Today though, Visibility is has become really just table stakes – you have to have deep levels to really compete effectively – though that is not to say there aren’t still real differences between companies in terms of the Visibility they have achieved – and also can leverage.

“Knowing what has already happened no longer offers advantage,” Mesher says. He also says supply chains today are characterized by “resources in motion – people, conveyance units, assets, documents, and money.”

As a result “Perhaps what is needed is to have an Internet not just of things but of nouns and verbs: people, places and things all interconnecting and feeding real-time information engines that understand actions (verbs) performed by subjects (nouns) and state or place (context of action) to create end-to-end supply chain visibility,” Mesher says.
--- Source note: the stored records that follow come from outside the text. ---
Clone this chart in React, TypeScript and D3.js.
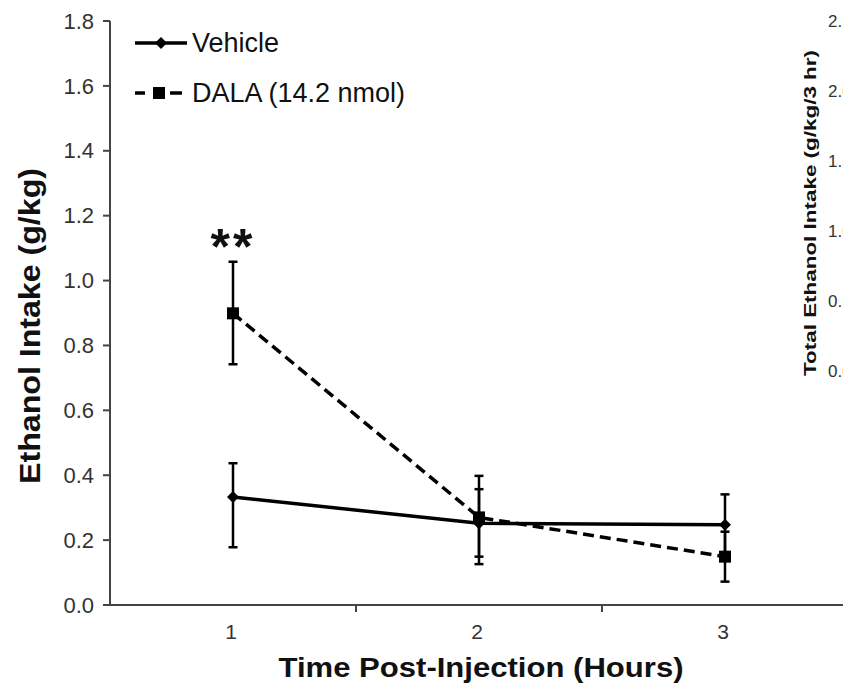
import React from "react";
import * as d3 from "d3";

const categories = ["1", "2", "3"];
const vehicleMean = [0.333, 0.252, 0.247];
const vehicleUpper = [0.437, 0.357, 0.341];
const vehicleLower = [0.178, 0.149, 0.153];
const dalaMean = [0.899, 0.27, 0.149];
const dalaUpper = [1.058, 0.398, 0.226];
const dalaLower = [0.742, 0.126, 0.072];
const yTicks = [0, 0.2, 0.4, 0.6, 0.8, 1.0, 1.2, 1.4, 1.6, 1.8];
const rightTicks = [0, 0.5, 1.0, 1.5, 2.0, 2.5];
const seriesNames = ["Vehicle", "DALA (14.2 nmol)"];

const W = 843;
const H = 696;

export default function App() {
  const x = d3.scaleBand<string>().domain(categories).range([110, 848]);
  const y = d3.scaleLinear().domain([0, 1.8]).range([605, 21]);
  const yR = d3.scaleLinear().domain([0, 2.5]).range([371, 21]);
  const cx = (c: string) => (x(c) as number) + x.bandwidth() / 2;

  const line = d3
    .line<number>()
    .x((_, i) => cx(categories[i]))
    .y((d) => y(d));

  const diamond = d3.symbol(d3.symbolSquare, 72)();
  const square = d3.symbol(d3.symbolSquare, 144)();

  const boundaries = categories.slice(1).map((c) => x(c) as number);
  const font = "Arial, 'Liberation Sans', sans-serif";

  const errorBars = (upper: number[], lower: number[], key: string) =>
    categories.map((c, i) => (
      <g key={key + i} stroke="#000" strokeWidth={2.5}>
        <line x1={cx(c)} x2={cx(c)} y1={y(upper[i])} y2={y(lower[i])} />
        <line x1={cx(c) - 4.5} x2={cx(c) + 4.5} y1={y(upper[i])} y2={y(upper[i])} />
        <line x1={cx(c) - 4.5} x2={cx(c) + 4.5} y1={y(lower[i])} y2={y(lower[i])} />
      </g>
    ));

  return (
    <svg
      width={W}
      height={H}
      style={{ position: "absolute", left: 0, top: 0, background: "#fff" }}
      fontFamily={font}
    >
      <rect width={W} height={H} fill="#fff" />
      {/* Right cut-off panel */}
      {rightTicks.map((t) => (
        <text key={"r" + t} x={828} y={yR(t)} dy="0.35em" fontSize={17} fill="#333">
          {t.toFixed(1)}
        </text>
      ))}
      <text
        transform="translate(816,213) rotate(-90)"
        textAnchor="middle"
        fontSize={17}
        fontWeight="bold"
        fill="#111"
        textLength={326}
        lengthAdjust="spacingAndGlyphs"
      >
        Total Ethanol Intake (g/kg/3 hr)
      </text>

      {/* Y axis */}
      <line x1={110} x2={110} y1={y(1.8)} y2={y(0)} stroke="#444" strokeWidth={2} />
      {yTicks.map((t) => (
        <g key={"y" + t}>
          <line x1={103} x2={110} y1={y(t)} y2={y(t)} stroke="#444" strokeWidth={2} />
          <text x={94} y={y(t)} dy="0.35em" textAnchor="end" fontSize={22} fill="#333">
            {t.toFixed(1)}
          </text>
        </g>
      ))}
      <text
        transform="translate(40,326) rotate(-90)"
        textAnchor="middle"
        fontSize={30}
        fontWeight="bold"
        fill="#111"
        textLength={316}
        lengthAdjust="spacingAndGlyphs"
      >
        Ethanol Intake (g/kg)
      </text>

      {/* X axis */}
      <line x1={110} x2={W} y1={605} y2={605} stroke="#444" strokeWidth={2} />
      {boundaries.map((b) => (
        <line key={"b" + b} x1={b} x2={b} y1={605} y2={612} stroke="#444" strokeWidth={2} />
      ))}
      {categories.map((c) => (
        <text key={"x" + c} x={cx(c) - 2} y={632} dy="0.35em" textAnchor="middle" fontSize={21} fill="#333">
          {c}
        </text>
      ))}
      <text
        x={481}
        y={677}
        textAnchor="middle"
        fontSize={27}
        fontWeight="bold"
        fill="#111"
        textLength={405}
        lengthAdjust="spacingAndGlyphs"
      >
        Time Post-Injection (Hours)
      </text>

      {/* Error bars */}
      {errorBars(vehicleUpper, vehicleLower, "ve")}
      {errorBars(dalaUpper, dalaLower, "de")}

      {/* Lines */}
      <path d={line(vehicleMean) || ""} fill="none" stroke="#000" strokeWidth={3.5} />
      <path d={line(dalaMean) || ""} fill="none" stroke="#000" strokeWidth={3.5} strokeDasharray="11,6" />

      {/* Markers */}
      {vehicleMean.map((v, i) => (
        <path
          key={"vm" + i}
          d={diamond || ""}
          transform={`translate(${cx(categories[i])},${y(v)}) rotate(45)`}
          fill="#000"
        />
      ))}
      {dalaMean.map((v, i) => (
        <path key={"dm" + i} d={square || ""} transform={`translate(${cx(categories[i])},${y(v)})`} fill="#000" />
      ))}

      {/* Significance */}
      <text x={cx("1")} y={264} textAnchor="middle" fontSize={50} fontWeight="bold" fill="#111" letterSpacing={3}>
        **
      </text>

      {/* Legend */}
      <line x1={135} x2={187} y1={43} y2={43} stroke="#000" strokeWidth={3.5} />
      <path d={diamond || ""} transform="translate(161,43) rotate(45)" fill="#000" />
      <text x={192} y={43} dy="0.35em" fontSize={27} fill="#111">
        {seriesNames[0]}
      </text>
      <line x1={135} x2={145} y1={93} y2={93} stroke="#000" strokeWidth={3.5} />
      <line x1={170} x2={182} y1={93} y2={93} stroke="#000" strokeWidth={3.5} />
      <path d={square || ""} transform="translate(159,93)" fill="#000" />
      <text x={192} y={93} dy="0.35em" fontSize={27} fill="#111">
        {seriesNames[1]}
      </text>
    </svg>
  );
}
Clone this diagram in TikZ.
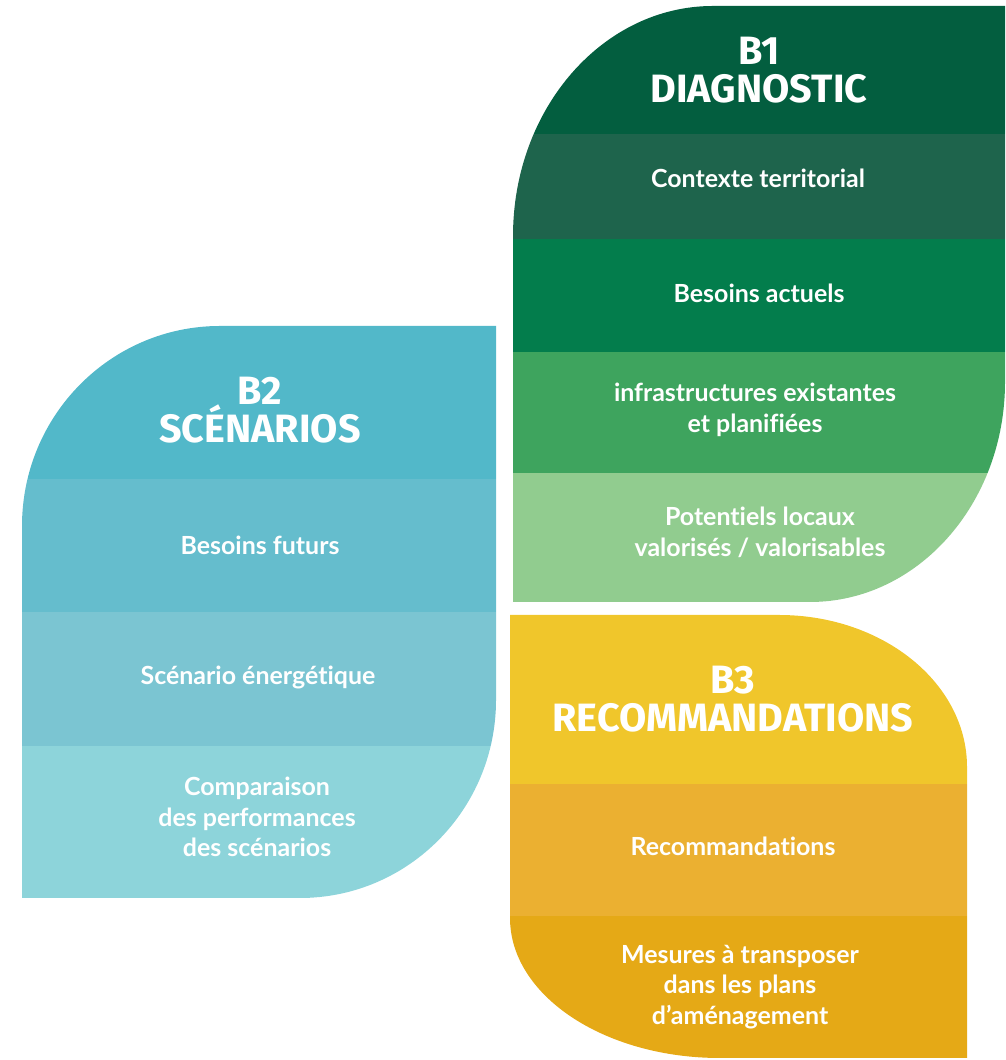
\documentclass[tikz,border=0pt]{standalone}
\usepackage{fontspec}
\setmainfont{Lato}[Ligatures=NoCommon]
\newfontfamily\headfont{Fira Sans}
\usepackage{tikz}
\usetikzlibrary{positioning}

\definecolor{bOneHead}{HTML}{035E3F}
\definecolor{bOneA}{HTML}{1E644C}
\definecolor{bOneB}{HTML}{037D4C}
\definecolor{bOneC}{HTML}{3EA45E}
\definecolor{bOneD}{HTML}{91CC8F}
\definecolor{bTwoHead}{HTML}{52B8C9}
\definecolor{bTwoA}{HTML}{65BDCD}
\definecolor{bTwoB}{HTML}{7BC5D2}
\definecolor{bTwoC}{HTML}{8DD4DA}
\definecolor{bThreeHead}{HTML}{F0C62B}
\definecolor{bThreeA}{HTML}{EBB031}
\definecolor{bThreeB}{HTML}{E5A916}

\begin{document}
\begin{tikzpicture}[x=0.02cm, y=0.02cm,
    head/.style={text=white, align=center, font=\headfont\bfseries\fontsize{22.5}{22}\selectfont},
    item/.style={text=white, align=center, font=\bfseries\fontsize{14.2}{17.5}\selectfont} ]

    \useasboundingbox (0,0) rectangle (1005,1060);

    %B1
    \begin{scope}
    \clip (513,458) -- (513,824) arc[start angle=180, end angle=90, x radius=200, y radius=230]
        -- (1005,1054) -- (1005,678) arc[start angle=0, end angle=-90, x radius=195, y radius=220] -- cycle;
    \fill[bOneHead] (500,926) rectangle (1010,1060);
    \fill[bOneA] (500,821) rectangle (1010,926);
    \fill[bOneB] (500,708) rectangle (1010,821);
    \fill[bOneC] (500,587) rectangle (1010,708);
    \fill[bOneD] (500,450) rectangle (1010,587);
    \end{scope}

    %B2
    \begin{scope}
    \clip (22,162) -- (22,534) arc[start angle=180, end angle=90, x radius=198, y radius=200]
        -- (496,734) -- (496,360) arc[start angle=0, end angle=-90, x radius=196, y radius=198] -- cycle;
    \fill[bTwoHead] (10,581) rectangle (500,740);
    \fill[bTwoA] (10,448) rectangle (500,581);
    \fill[bTwoB] (10,314) rectangle (500,448);
    \fill[bTwoC] (10,150) rectangle (500,314);
    \end{scope}

    %B3
    \begin{scope}
    \clip (510,142) -- (510,445) -- (779,445) arc[start angle=90, end angle=0, x radius=188, y radius=152]
        -- (967,2) -- (720,2) arc[start angle=270, end angle=180, x radius=210, y radius=140] -- cycle;
    \fill[bThreeHead] (500,276) rectangle (980,450);
    \fill[bThreeA] (500,144) rectangle (980,276);
    \fill[bThreeB] (500,0) rectangle (980,144);
    \end{scope}

    %Nodes
    \node[head] (diag) at (759,990) {B1\\DIAGNOSTIC};
    \node[item] (contexte) at (758,882) {Contexte territorial};
    \node[item] (actuels) at (759,767) {Besoins actuels};
    \node[item] (infra) at (755,650) {infrastructures existantes\\et planifiées};
    \node[item] (potentiels) at (760,528) {Potentiels locaux\\valorisés / valorisables};

    \node[head] (scen) at (260,650) {B2\\SCÉNARIOS};
    \node[item] (futurs) at (260,515) {Besoins futurs};
    \node[item] (energie) at (258,382) {Scénario énergétique};
    \node[item] (compar) at (257,243) {Comparaison\\des performances\\des scénarios};

    \node[head] (recom) at (733,361) {B3\\RECOMMANDATIONS};
    \node[item] (recos) at (733,214) {Recommandations};
    \node[item] (mesures) at (740,73) {Mesures à transposer\\dans les plans\\d’aménagement};
\end{tikzpicture}
\end{document}
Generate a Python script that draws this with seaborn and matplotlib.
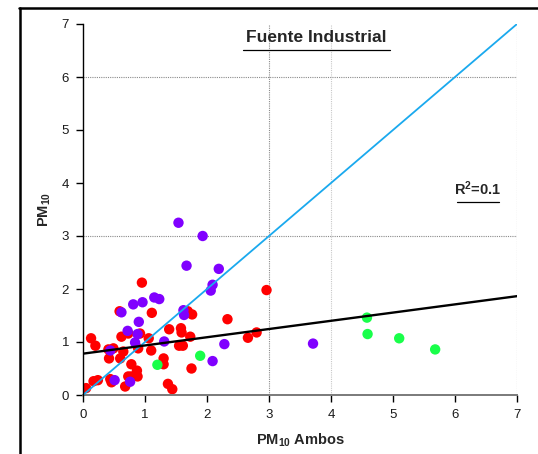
import numpy as np
import pandas as pd
import matplotlib
matplotlib.use("Agg")
import matplotlib.pyplot as plt
from matplotlib.lines import Line2D
import seaborn as sns

# PM10 concentrations: "Ambos" (x) versus industrial source (y), by group
red_x = [0.05, 0.13, 0.20, 0.17, 0.24, 0.41, 0.42, 0.49, 0.44, 0.46, 0.59, 0.62, 0.60,
         0.65, 0.68, 0.73, 0.73, 0.78, 0.78, 0.87, 0.88, 0.89, 0.92, 0.95, 1.06, 1.10,
         1.11, 1.30, 1.30, 1.39, 1.37, 1.44, 1.58, 1.59, 1.55, 1.61, 1.69, 1.76, 1.73,
         1.75, 2.33, 2.66, 2.80, 2.96]
red_y = [0.13, 1.07, 0.93, 0.26, 0.28, 0.86, 0.69, 0.88, 0.30, 0.24, 1.58, 1.10, 0.69,
         0.82, 0.16, 0.35, 1.16, 0.58, 0.35, 0.46, 0.35, 0.88, 1.16, 2.12, 1.07, 0.84,
         1.55, 0.69, 0.58, 1.24, 0.21, 0.11, 1.26, 1.18, 0.93, 0.93, 1.58, 1.52, 1.10,
         0.50, 1.43, 1.08, 1.18, 1.98]

purple_x = [1.54, 1.93, 1.67, 2.19, 2.09, 2.06, 1.15, 1.23, 0.81, 0.96, 0.62, 0.90,
            0.72, 0.88, 0.84, 1.31, 0.44, 1.62, 1.63, 2.28, 2.09, 0.51, 0.76, 3.71]
purple_y = [3.25, 3.00, 2.44, 2.38, 2.08, 1.97, 1.84, 1.81, 1.71, 1.75, 1.56, 1.38,
            1.21, 1.15, 0.99, 1.01, 0.84, 1.60, 1.51, 0.96, 0.64, 0.28, 0.25, 0.97]

green_x = [1.20, 1.89, 4.58, 4.59, 5.10, 5.68]
green_y = [0.57, 0.74, 1.46, 1.15, 1.07, 0.86]

# Linear fit and 1:1 reference
fit_intercept = 0.78
fit_slope = 0.155
r_squared = 0.1
axis_ticks = [0, 1, 2, 3, 4, 5, 6, 7]

df = pd.DataFrame({
    "x": red_x + purple_x + green_x,
    "y": red_y + purple_y + green_y,
    "grupo": ["a"] * len(red_x) + ["b"] * len(purple_x) + ["c"] * len(green_x),
})
palette = {"a": "#ff0000", "b": "#8000ff", "c": "#19ff4a"}

sns.set_theme(style="white")
plt.rcParams["font.family"] = ["Liberation Sans", "DejaVu Sans"]
plt.rcParams["mathtext.fontset"] = "custom"
plt.rcParams["mathtext.rm"] = "Liberation Sans"
plt.rcParams["mathtext.bf"] = "Liberation Sans:bold"

fig = plt.figure(figsize=(5.38, 4.54), dpi=100)
ax = fig.add_axes([83 / 538, 1 - 395 / 454, (517 - 83) / 538, (395 - 24) / 454])

# dotted reference grid
grid_kw = dict(linestyle=(0, (1, 1)), linewidth=0.8, zorder=0)
for gy in (3, 6):
    ax.axhline(gy, color="#8a8a8a", **grid_kw)
ax.axvline(3, color="#8a8a8a", **grid_kw)
ax.axvline(4, color="#c8c8c8", **grid_kw)
ax.axvline(7, color="#8a8a8a", **grid_kw)

sns.scatterplot(data=df, x="x", y="y", hue="grupo", palette=palette, s=56,
                edgecolor="none", linewidth=0, legend=False, ax=ax, zorder=2)

xs = np.array([0, 7])
ax.plot(xs, xs, color="#1aa9ee", linewidth=1.3, zorder=3)
ax.plot(xs, fit_intercept + fit_slope * xs, color="black", linewidth=1.7, zorder=3)

ax.set_xlim(0, 7)
ax.set_ylim(0, 7)
ax.set_xticks(axis_ticks)
ax.set_yticks(axis_ticks)
ax.set_xticklabels([str(t) for t in axis_ticks])
ax.set_yticklabels([str(t) for t in axis_ticks])

for side in ("top", "right"):
    ax.spines[side].set_visible(False)
ax.spines["left"].set_color("black")
ax.spines["left"].set_linewidth(1.0)
ax.spines["bottom"].set_color("#7a7a7a")
ax.spines["bottom"].set_linewidth(1.4)
ax.spines["left"].set_zorder(4)
ax.tick_params(axis="both", which="major", direction="out", length=5, width=1,
               color="black", labelsize=9.5, labelcolor="#1a1a1a", pad=5,
               bottom=True, left=True)

ax.set_xlabel(r"$\mathbf{PM_{10}}$ Ambos", fontsize=10.5, fontweight="bold", labelpad=8)
ax.set_ylabel(r"$\mathbf{PM_{10}}$", fontsize=10.5, fontweight="bold", labelpad=6)

# in-plot title and R² annotation, each underlined
ax.text(316 / 538, 1 - 38 / 454, "Fuente Industrial", transform=fig.transFigure,
        ha="center", va="center", fontsize=12.5, fontweight="heavy")
fig.add_artist(Line2D([243 / 538, 390 / 538], [1 - 50 / 454] * 2, color="black",
                      linewidth=0.9, transform=fig.transFigure))
ax.text(478 / 538, 1 - 189 / 454, rf"$\mathbf{{R^2}}$=0.1",
        transform=fig.transFigure, ha="center", va="center", fontsize=10.5,
        fontweight="bold", family=["Liberation Sans Narrow", "Liberation Sans"])
fig.add_artist(Line2D([457 / 538, 499 / 538], [1 - 202 / 454] * 2, color="black",
                      linewidth=0.9, transform=fig.transFigure))

# outer frame
fig.add_artist(Line2D([20 / 538, 20 / 538], [0, 1 - 8 / 454], color="black",
                      linewidth=1.8, transform=fig.transFigure))
fig.add_artist(Line2D([19 / 538, 1], [1 - 8 / 454] * 2, color="black",
                      linewidth=1.8, transform=fig.transFigure))

fig.savefig("out.png", dpi=100)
That’s pretty deep. But here Mesher makes a critical point: in the multi-party world we operate in, at the end of the day: Who owns the supply chain data? To the data victors will go the spoils. He also says that we have few accepted norms about how and when supply chain data should be shared – a very good point.

On velocity, Mesher says “Enterprise systems and their associated processes were not designed for the environment in which we now operate. In the always-on always-connected surveillance economy, data is ubiquitous, but our systems cannot react to this information and are not built for communal process enablement.”

He adds that “Tactically, we are witnessing a quest for the frictionless transaction, where things simply happen and everyone magically gets paid.”

This, he says, is connected to the dream of the “smart contract,” a concept generally from my view promoted under the Blockchain umbrella.

“Strategically, winning companies will harness velocity and design themselves in a way that allows them assemble and disassemble ecosystems and compete through this dynamic [supply chain] reconfiguration,” Mesher says.

On the last V, Mesher says “Managing Variability strategically involves intentional planning around what needs to be standardized versus what needs to be unique.”

However, there is often tension between those that wish to standardize everything – and hope to somehow avoid variability – and those that wish to compete on differentiation.

More broadly, Mesher says the companies that can reconfigure their supply chain networks and relationships with suppliers, customers and logistics service providers and execute successfully across changing ecosystems and react to ever changing requirements and threats will be the winners. (So you can say there is certainly also an element of Velocity in this view).

As a result, he also sees fewer long term partnerships, and more temporary relationships to meet needs for some finite period of time.

There is a lot more in this interesting and valuable update of the 3 V’s, with much of the truly innovative thinking for which Mesher has always been known – including suggesting that we replace the long standing “4 P’s” of marketing – product, place, price and promotion – with an interesting set of new P’s.